Bank of England
Reuters

The managing director of the payment system, which has processed one quadrillion (£1,000,000,000,000,000) pounds since 2011, has urged customers to "speak to their own bank" while it works with the Bank of England to bring the platform back online.

In a statement sent to IBTimes UK, Chaps' managing director Phil Kenworthy said: "Chaps is currently unable to process payments. This is due to the BoE temporarily pausing the RTGS settlement system to resolve a technical issue.

"Chaps is currently liaising with the Bank of England who are working hard to resolve the issue – which means payments submitted today will be processed.

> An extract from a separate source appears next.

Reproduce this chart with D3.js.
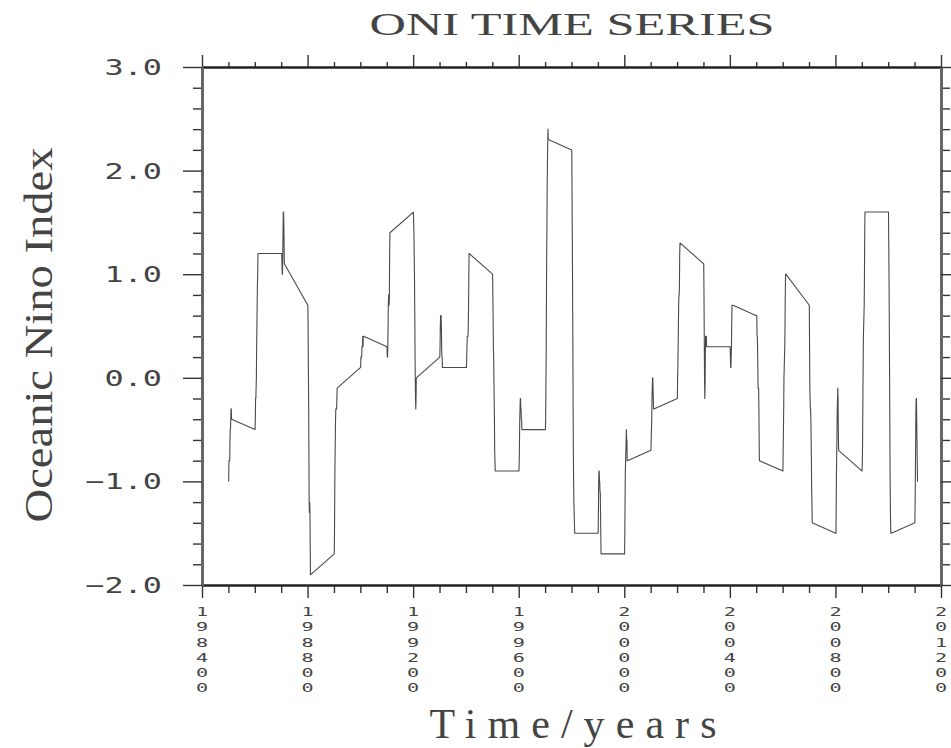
<!DOCTYPE html>
<html>
<head>
<meta charset="utf-8">
<script src="https://cdn.jsdelivr.net/npm/d3@7"></script>
<style>
  body { margin: 0; background: #fff; }
  svg { display: block; }
</style>
</head>
<body>
<div id="oniViz"></div>
<script>
// years plotted, one row of monthly ONI values per year (x = YYYYMM)
const years = [1985, 1986, 1987, 1988, 1989, 1990, 1991, 1992, 1993, 1994,
  1995, 1996, 1997, 1998, 1999, 2000, 2001, 2002, 2003, 2004,
  2005, 2006, 2007, 2008, 2009, 2010, 2011];

const oniMonthly = [
  [-1.0, -0.8, -0.8, -0.8, -0.8, -0.6, -0.5, -0.5, -0.4, -0.3, -0.3, -0.4], // 1985
  [-0.5, -0.4, -0.2, -0.2, -0.1, 0.0, 0.3, 0.5, 0.7, 0.9, 1.0, 1.2],
  [1.2, 1.2, 1.1, 1.0, 1.0, 1.2, 1.4, 1.6, 1.6, 1.5, 1.3, 1.1],
  [0.7, 0.5, 0.1, -0.2, -0.7, -1.2, -1.3, -1.2, -1.3, -1.6, -1.9, -1.9],
  [-1.7, -1.5, -1.1, -0.8, -0.6, -0.4, -0.3, -0.3, -0.3, -0.3, -0.2, -0.1],
  [0.1, 0.2, 0.2, 0.2, 0.2, 0.3, 0.3, 0.3, 0.4, 0.3, 0.4, 0.4], // 1990
  [0.3, 0.2, 0.2, 0.3, 0.5, 0.7, 0.8, 0.7, 0.7, 0.8, 1.2, 1.4],
  [1.6, 1.5, 1.4, 1.2, 1.0, 0.7, 0.3, 0.0, -0.2, -0.3, -0.2, 0.0],
  [0.2, 0.3, 0.5, 0.6, 0.6, 0.6, 0.5, 0.3, 0.2, 0.2, 0.1, 0.1],
  [0.1, 0.1, 0.2, 0.3, 0.4, 0.4, 0.4, 0.4, 0.5, 0.7, 1.0, 1.2],
  [1.0, 0.8, 0.6, 0.3, 0.2, 0.0, -0.2, -0.4, -0.7, -0.8, -0.9, -0.9], // 1995
  [-0.9, -0.8, -0.6, -0.4, -0.3, -0.2, -0.2, -0.3, -0.3, -0.4, -0.4, -0.5],
  [-0.5, -0.4, -0.1, 0.2, 0.7, 1.2, 1.5, 1.9, 2.1, 2.3, 2.4, 2.3],
  [2.2, 1.8, 1.4, 0.9, 0.4, -0.2, -0.7, -1.0, -1.2, -1.3, -1.4, -1.5],
  [-1.5, -1.3, -1.0, -0.9, -0.9, -1.0, -1.0, -1.1, -1.1, -1.3, -1.5, -1.7],
  [-1.7, -1.5, -1.2, -0.9, -0.8, -0.7, -0.6, -0.5, -0.6, -0.6, -0.8, -0.8], // 2000
  [-0.7, -0.6, -0.5, -0.4, -0.2, -0.1, 0.0, 0.0, -0.1, -0.2, -0.3, -0.3],
  [-0.2, 0.0, 0.1, 0.3, 0.5, 0.7, 0.8, 0.8, 0.9, 1.2, 1.3, 1.3],
  [1.1, 0.8, 0.4, 0.0, -0.2, -0.1, 0.2, 0.4, 0.4, 0.4, 0.4, 0.3],
  [0.3, 0.2, 0.1, 0.1, 0.2, 0.3, 0.5, 0.7, 0.7, 0.7, 0.7, 0.7],
  [0.6, 0.6, 0.4, 0.4, 0.3, 0.1, -0.1, -0.1, -0.1, -0.3, -0.6, -0.8], // 2005
  [-0.9, -0.7, -0.5, -0.3, 0.0, 0.1, 0.2, 0.3, 0.5, 0.8, 1.0, 1.0],
  [0.7, 0.3, -0.1, -0.2, -0.3, -0.3, -0.4, -0.6, -0.8, -1.1, -1.2, -1.4],
  [-1.5, -1.5, -1.2, -0.9, -0.7, -0.5, -0.3, -0.2, -0.1, -0.2, -0.5, -0.7],
  [-0.9, -0.8, -0.6, -0.2, 0.1, 0.4, 0.5, 0.6, 0.7, 1.0, 1.4, 1.6],
  [1.6, 1.3, 1.0, 0.6, 0.1, -0.4, -0.9, -1.2, -1.4, -1.5, -1.5, -1.5], // 2010
  [-1.4, -1.2, -0.9, -0.6, -0.3, -0.2, -0.2, -0.4, -0.6, -0.8, -1.0, -1.0]
];

const xMajorTicks = [198400, 198800, 199200, 199600, 200000, 200400, 200800, 201200];
const xTickLabels = ["198400", "198800", "199200", "199600", "200000", "200400", "200800", "201200"];
const yMajorTicks = [-2, -1, 0, 1, 2, 3];
const yTickLabels = ["\u22122.0", "\u22121.0", "0.0", "1.0", "2.0", "3.0"];

const margin = { top: 67, right: 10, bottom: 163, left: 202 },
  width = 941 - margin.left,
  height = 585 - margin.top;

const svg = d3.select("#oniViz")
  .append("svg")
  .attr("width", 951)
  .attr("height", 748);

const g = svg.append("g")
  .attr("transform", `translate(${margin.left},${margin.top})`);

const x = d3.scaleLinear().domain([198400, 201200]).range([0, width]);
const y = d3.scaleLinear().domain([-2, 3]).range([height, 0]);

// minor ticks: every year on x, every 0.2 on y
const xMinorTicks = d3.range(198400, 201201, 100).filter(t => !xMajorTicks.includes(t));
const yMinorTicks = d3.range(-20, 31, 2).map(v => v / 10).filter(v => !yMajorTicks.includes(v));

// flatten to (YYYYMM, value) points
const series = [];
years.forEach((yr, i) => {
  oniMonthly[i].forEach((v, m) => series.push({ t: yr * 100 + m + 1, v: v }));
});

g.append("path")
  .datum(series)
  .attr("fill", "none")
  .attr("stroke", "#4a4a4a")
  .attr("stroke-width", 1.1)
  .attr("stroke-linejoin", "round")
  .attr("d", d3.line().x(d => x(d.t)).y(d => y(d.v)));

// helper: draw an axis pair (minor + major ticks) with no labels
function tickAxis(axisFn, scale, minor, major, minorSize, majorSize, transform) {
  const a = g.append("g").attr("transform", transform);
  a.append("g").call(axisFn(scale).tickValues(minor).tickSize(minorSize).tickSizeOuter(0).tickFormat(""));
  a.append("g").call(axisFn(scale).tickValues(major).tickSize(majorSize).tickSizeOuter(0).tickFormat(""));
  a.selectAll("line").attr("stroke", "#333").attr("stroke-width", 1.4);
  a.selectAll(".domain").attr("stroke", "#222");
  return a;
}

const bottomAxis = tickAxis(d3.axisBottom, x, xMinorTicks, xMajorTicks, 8, 13, `translate(0,${height})`);
const topAxis = tickAxis(d3.axisTop, x, xMinorTicks, xMajorTicks, 5, 12, "translate(0,0)");
const leftAxis = tickAxis(d3.axisLeft, y, yMinorTicks, yMajorTicks, 9, 19, "translate(0,0)");
const rightAxis = tickAxis(d3.axisRight, y, yMinorTicks, yMajorTicks, 9, 16, `translate(${width},0)`);

bottomAxis.selectAll(".domain").attr("stroke-width", 2);
topAxis.selectAll(".domain").attr("stroke-width", 2);
leftAxis.selectAll(".domain").attr("stroke", "#666").attr("stroke-width", 3);
rightAxis.selectAll(".domain").attr("stroke", "#666").attr("stroke-width", 3);

// y tick labels, wide mono glyphs right-aligned left of the ticks
g.selectAll(".ylab")
  .data(yMajorTicks)
  .join("text")
  .attr("class", "ylab")
  .attr("transform", d => `translate(-40,${y(d) + 8}) scale(1.45,1)`)
  .attr("text-anchor", "end")
  .style("font-family", "'DejaVu Sans Mono', monospace")
  .style("font-size", "22px")
  .style("fill", "#444")
  .text((d, i) => yTickLabels[i]);

// x tick labels, characters stacked vertically
const xl = g.selectAll(".xlab")
  .data(xMajorTicks)
  .join("text")
  .attr("class", "xlab")
  .attr("transform", d => `translate(${x(d)},${height}) scale(1.55,1)`)
  .attr("text-anchor", "middle")
  .style("font-family", "'DejaVu Sans Mono', monospace")
  .style("font-size", "13px")
  .style("fill", "#444");

xl.each(function (d, i) {
  const chars = xTickLabels[i].split("");
  d3.select(this).selectAll("tspan")
    .data(chars)
    .join("tspan")
    .attr("x", 0)
    .attr("y", (c, k) => 31 + k * 15.3)
    .text(c => c);
});

// titles
svg.append("text")
  .attr("x", 572)
  .attr("y", 35)
  .attr("text-anchor", "middle")
  .attr("textLength", 405)
  .attr("lengthAdjust", "spacingAndGlyphs")
  .style("font-family", "'Liberation Serif', 'Times New Roman', serif")
  .style("font-size", "32px")
  .style("fill", "#444")
  .text("ONI TIME SERIES");

svg.append("text")
  .attr("transform", "translate(52,335) rotate(-90)")
  .attr("text-anchor", "middle")
  .attr("textLength", 375)
  .attr("lengthAdjust", "spacingAndGlyphs")
  .style("font-family", "'Liberation Serif', 'Times New Roman', serif")
  .style("font-size", "40px")
  .style("fill", "#444")
  .text("Oceanic Nino Index");

svg.append("text")
  .attr("x", 573)
  .attr("y", 738)
  .attr("text-anchor", "middle")
  .attr("textLength", 287)
  .style("font-family", "'Liberation Serif', 'Times New Roman', serif")
  .style("font-size", "42px")
  .style("fill", "#444")
  .text("Time/years");
</script>
</body>
</html>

Chaps will be extending its operational day to enable its Participants to submit and receive Chaps payment instructions later than normal.

Almost 80% of Chaps payments (by value) are wholesale financial payments – both domestic and cross-border. Any customer who is waiting for a Chaps payment to settle today should speak to their own bank."

Britons buying or selling a house or making large payments via the Chaps system will be severely affected by the Bank of England's "technical issue" that has stopped funds being moved since 0600 BST on 20 October.

The Clearing House Automated Payment System – more commonly known as Chaps- is a UK payments scheme that processes and settles both systemically important and time-dependent payments in sterling.

Last year, over £70tn (€88tn, $113tn) was processed on the platform and, as of July 2011, the total value processed since the start of Chaps exceeded one quadrillion pounds.

People purchasing or selling a home usually use the system, via their conveyance solicitors, to transfer large amount of cash to sellers, the mortgage lenders and lawyers.